The summer theater season is at its peak, and the region’s stages are teeming with talent and imagination. In the Valley this week, New Century Theatre opens its second show, the internment drama Hold These Truths, the Ko Festival of Performance continues with the big-business exposé Death of a Man, Real Live Theatre revives The Life and Death of Queen Margaret on its way to New York, and Silverthorne Theater Company completes its season with (Irish, not Indian) Chapatti.
Next week, Chester Theatre Company unveils a staging experiment with Every Brilliant Thing, Hampshire Shakespeare Company closes its Hamlet meets Rosencrantz and Guildenstern repertory adventure, and Double Edge Theatre concludes its summer spectacle We the People.
Meanwhile, a couple of shows I saw in the Berkshires last week embody the variety and vitality of this year’s summer season.
Misfit Millennials
Speech & Debate, at Barrington Stage Company, follows three high school misfits who find their niche, and their power, in the school’s uncoolest club. Staged with headlong energy by Jessica Holt, it’s about being young and gay, about identity and morality and risk, and about as many laughs as you could wish for in a play that’s essentially quite serious.
Howie is an out gay, the new kid in Salem, Oregon, the red-ish capital of that blue state. Diwata, whose audition for the school play included a sort-of striptease, wonders why she didn’t get cast. Solomon hides his anxieties (and a guilty secret) by adopting the role of investigative journalist out to expose the sexual hypocrisy of right-wing politicians.
Stephen Karam is a Gen Y playwright with a keen eye and pitch-perfect ear for 21st-century adolescence. We first see Howie flirting online with an anonymous “BiGuy,” Solomon unsuccessfully pitching a controversial report topic to his teacher, and Diwata broadcasting a rambling webcast from her room. The three teens eventually come together in real space, each with a different reason for agreeing to join the school’s otherwise vacant Speech and Debate club.

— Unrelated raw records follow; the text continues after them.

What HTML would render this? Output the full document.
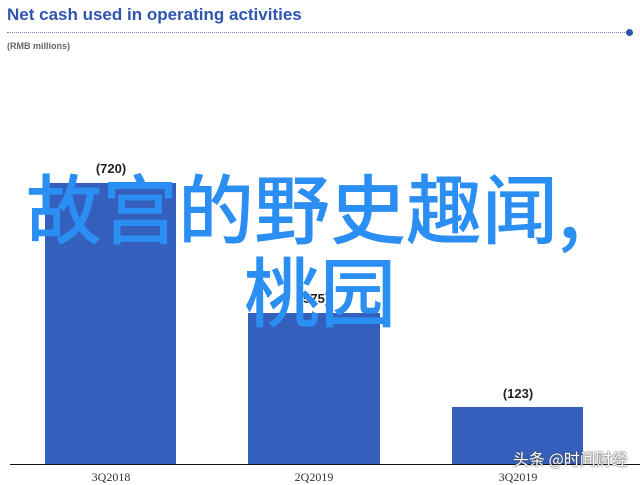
<!DOCTYPE html>
<html><head><meta charset="utf-8"><style>
body{margin:0;width:640px;height:480px;background:#fff;position:relative;overflow:hidden;font-family:"Liberation Sans",sans-serif}
.a{position:absolute}
.bar{position:absolute;background:#355fbd}
.lbl{position:absolute;font-weight:bold;font-size:13px;color:#222;width:132px;text-align:center}
.x{position:absolute;font-family:"Liberation Serif",serif;font-size:12px;color:#333;width:132px;text-align:center;top:470px}
.big{position:absolute;font-family:"Noto Sans CJK SC",sans-serif;font-weight:500;color:#2b8ef2;font-size:76px;line-height:1;white-space:nowrap}
</style></head><body>
<div class="a" style="left:7px;top:5px;font-size:17px;font-weight:bold;color:#2f55b0">Net cash used in operating activities</div>
<div class="a" style="left:7px;top:32px;width:620px;border-top:1px dotted #6b86c8"></div>
<div class="a" style="left:626px;top:29px;width:7px;height:7px;border-radius:50%;background:#2f55b0"></div>
<div class="a" style="left:7px;top:41px;font-size:9px;font-weight:bold;color:#666">(RMB millions)</div>
<div class="bar" style="left:45px;top:183px;width:131px;height:281px"></div>
<div class="bar" style="left:248px;top:313px;width:132px;height:151px"></div>
<div class="bar" style="left:452px;top:407px;width:131px;height:57px"></div>
<div class="lbl" style="left:45px;top:161px">(720)</div>
<div class="lbl" style="left:248px;top:291px">(575)</div>
<div class="lbl" style="left:452px;top:386px">(123)</div>
<div class="a" style="left:10px;top:464px;width:630px;height:1px;background:#111"></div>
<div class="x" style="left:45px">3Q2018</div>
<div class="x" style="left:248px">2Q2019</div>
<div class="x" style="left:452px">3Q2019</div>
<div class="a" style="left:513px;top:446px;font-family:'Noto Sans CJK SC',sans-serif;font-size:16px;color:#fff;text-shadow:0 0 2px #555,0 0 1px #333">头条 @时间财经</div>
<div class="big" style="left:26px;top:167px">故宫的野史趣闻,</div>
<div class="big" style="left:244px;top:250px">桃园</div>
</body></html>
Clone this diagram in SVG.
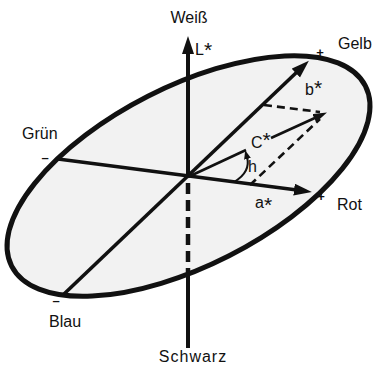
<svg xmlns="http://www.w3.org/2000/svg" width="378" height="370" viewBox="0 0 378 370">
<style>
text{font-family:"Liberation Sans",Arial,sans-serif;fill:#111}
.lbl{font-size:16px}
.sym{font-size:16px}
.st{font-size:21px}
.mk{font-size:13px;font-weight:bold}
.ax{stroke:#111;stroke-width:4;fill:none}
.thin{stroke:#111;stroke-width:2.6;fill:none}
.dash{stroke:#111;stroke-width:2.6;stroke-dasharray:8 5;fill:none}
.vdash{stroke:#111;stroke-width:4.5;stroke-dasharray:11 6;fill:none}
</style>
<defs>
<marker id="ah" markerUnits="userSpaceOnUse" markerWidth="20" markerHeight="14" refX="3" refY="6" orient="auto"><path d="M0,0 L18,6 L0,12 z" fill="#111"/></marker>
<marker id="ahs" markerUnits="userSpaceOnUse" markerWidth="16" markerHeight="12" refX="3" refY="4.5" orient="auto"><path d="M0,0 L14,4.5 L0,9 z" fill="#111"/></marker>
<marker id="aht" markerUnits="userSpaceOnUse" markerWidth="10" markerHeight="10" refX="2" refY="3.5" orient="auto"><path d="M0,0 L9,3.5 L0,7 z" fill="#111"/></marker>
</defs>
<rect width="378" height="370" fill="#fff"/>
<g id="plane">
<ellipse cx="188.5" cy="176" rx="198.5" ry="89.5" transform="rotate(-27 188.5 176)" fill="#f2f2f2" stroke="#111" stroke-width="5"/>
</g>
<g id="connectors">
<line class="ax" x1="188" y1="177" x2="188" y2="51" marker-end="url(#ah)"/>
<line class="vdash" x1="188" y1="183" x2="188" y2="272"/>
<line class="ax" x1="188" y1="272" x2="188" y2="348"/>
<line class="ax" x1="58" y1="159" x2="297" y2="190" style="stroke-width:3.6" marker-end="url(#ah)"/>
<line class="ax" x1="64" y1="294" x2="298" y2="71" style="stroke-width:3.6" marker-end="url(#ah)"/>
<line class="thin" x1="188" y1="177" x2="246" y2="150"/>
<line class="thin" x1="271" y1="138" x2="317" y2="117" marker-end="url(#ahs)"/>
<line class="dash" x1="264" y1="105" x2="320" y2="112"/>
<line class="dash" x1="250" y1="185" x2="320" y2="119"/>
<path class="thin" d="M234 182 Q251 172 247 157" style="stroke-width:2" marker-end="url(#aht)"/>
</g>
<g id="labels">
<text class="lbl" x="189" y="23" text-anchor="middle">Weiß</text>
<text class="lbl" x="193" y="362" text-anchor="middle" letter-spacing="1">Schwarz</text>
<text class="lbl" x="338" y="49">Gelb</text>
<text class="lbl" x="22" y="139">Grün</text>
<text class="lbl" x="337" y="210">Rot</text>
<text class="lbl" x="49" y="327">Blau</text>
<text class="sym" x="195" y="55">L<tspan class="st" dy="2">*</tspan></text>
<text class="sym" x="305" y="95">b<tspan class="st" dy="0">*</tspan></text>
<text class="sym" x="251" y="148">C<tspan class="st" dy="-1">*</tspan></text>
<text class="sym" x="248" y="172">h</text>
<text class="sym" x="255" y="208">a<tspan class="st" dy="4">*</tspan></text>
<text class="mk" x="320" y="57" text-anchor="middle">+</text>
<text class="mk" x="321" y="201" text-anchor="middle">+</text>
<text class="mk" x="45" y="162" text-anchor="middle">–</text>
<text class="mk" x="56" y="305" text-anchor="middle">–</text>
</g>
</svg>
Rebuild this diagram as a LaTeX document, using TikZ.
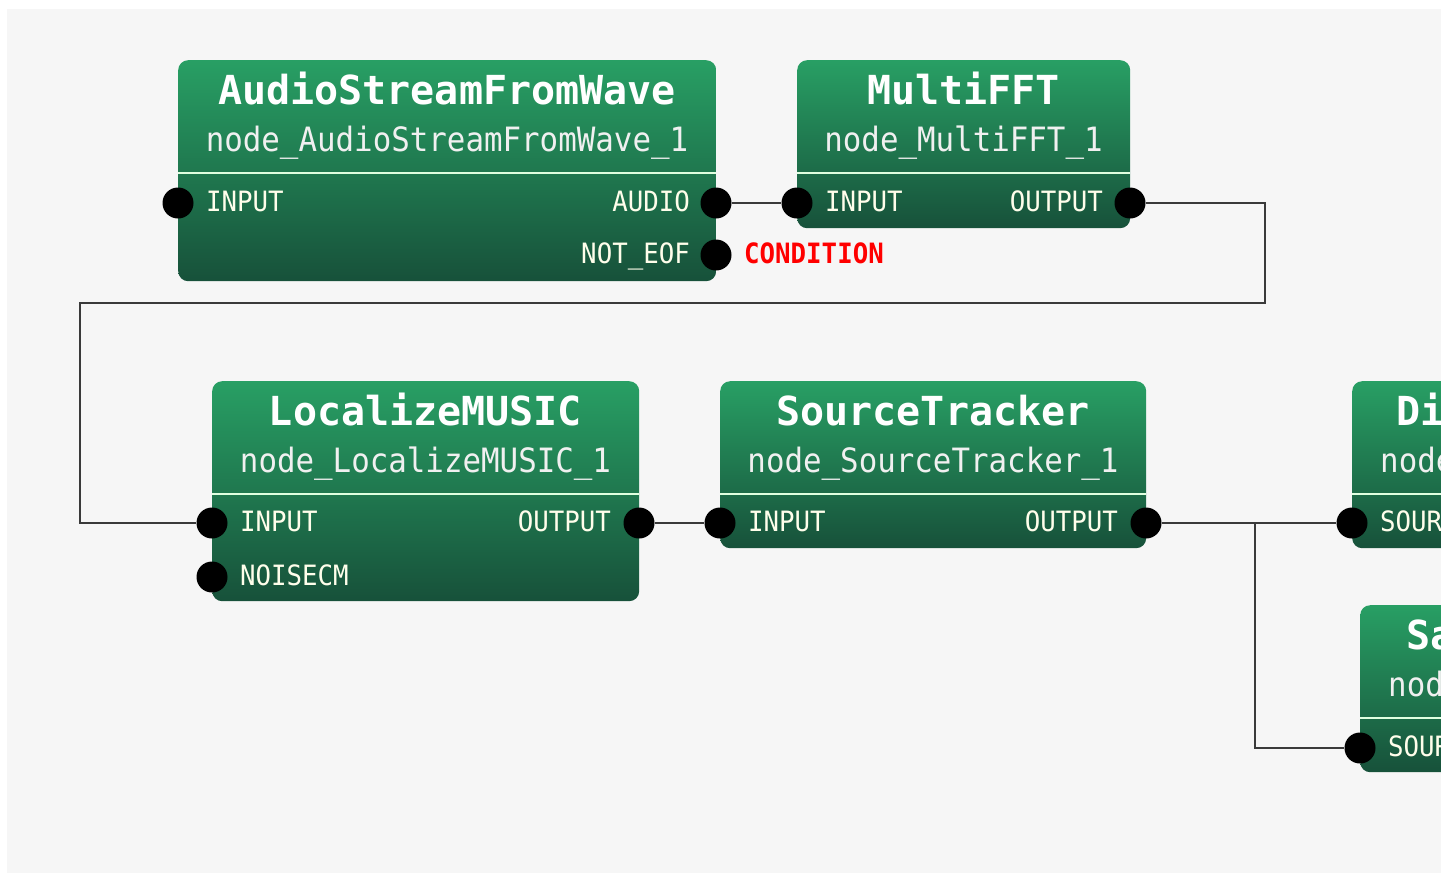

Karam’s script captures the rhythms of teens’ speech, their outsize passions and their hormonal vitality, and the three young actors vividly reflect it all. Betsy Hogg is Diwata, a dynamo of ambition and nervous energy — strange, annoying, and, in Hogg’s performance, utterly captivating. Austin Davidson’s Howie is wry and knowing, flaunting his sexuality while keeping a wary edge. Ben Getz is Solomon, a clean-cut straight arrow who’s not so sure about the straight part. Getz’s performance is effectively intense, but I’m afraid I saw the actor in it more than the character. Edelen McWilliams efficiently doubles as Solomon’s exasperated teacher and a self-promoting NPR stringer.
Bare Bard
Cymbeline is one of Shakespeare’s late romances, those sunset works where comedy blends with tragedy and the ending is suffused with poignancy and forgiveness. Here, the Bard threads together many of his favorite themes and plot devices, including banishment, misguided jealousy, parent-child reunions and the good ol’ girl-disguised-as-boy trick. It’s a fairy-tale adventure in which innocence and honesty are tested and coincidence conspires with magic to make all things right.
Director Tina Packer and her cast play this stylistic and narrative mashup mostly for laughs, but without cancelling the script’s affecting and even dangerous moments. Some of the laughs come from the staging concept itself, in which a small cast plays multiple parts — nine actors in two dozen roles, most of them familiar faces at S&Co.
This tactic, coupled with shameless anachronism, lends the show a thrilling informality. Costume changes are often executed onstage and sometimes mid-scene. When Jonathan Epstein transforms to King Cymbeline (in a union-jack robe), a stagehand holds a mirror while he adjusts the long gray wig, and in one scene Nigel Gore repeatedly jumps in and out of three different characters.
The circuitous narrative takes us from ancient Britain to ancient Rome, from bedroom chicanery to murderous stratagems, from a royal court bristling with intrigue to a Welsh countryside inhabited by peace-loving, but battle-ready shepherds.
Perhaps fittingly, the performances are as motley as the plot. I enjoyed Josh Aaron McCabe’s smirking villain, Jason Asprey’s vainglorious courtier, and Deaon Griffin-Pressley’s stalwart servant, torn between honor and duty. Tamara Hickey makes a feisty, if superficial, Imogen, the wronged princess caught in the middle of all the scheming. Bella Merlin, as both queen and shepherd, likewise limits her range by mistaking fervor for feeling.
In a generally boisterous ensemble, Epstein is the most disciplined performer and Thomas Brazzle the least, overpowering his castmates with sheer volume as Imogen’s betrayed and vengeful husband. The production’s gem is newcomer Ella Loudon — smart, spirited and mistress of a luscious Welsh accent.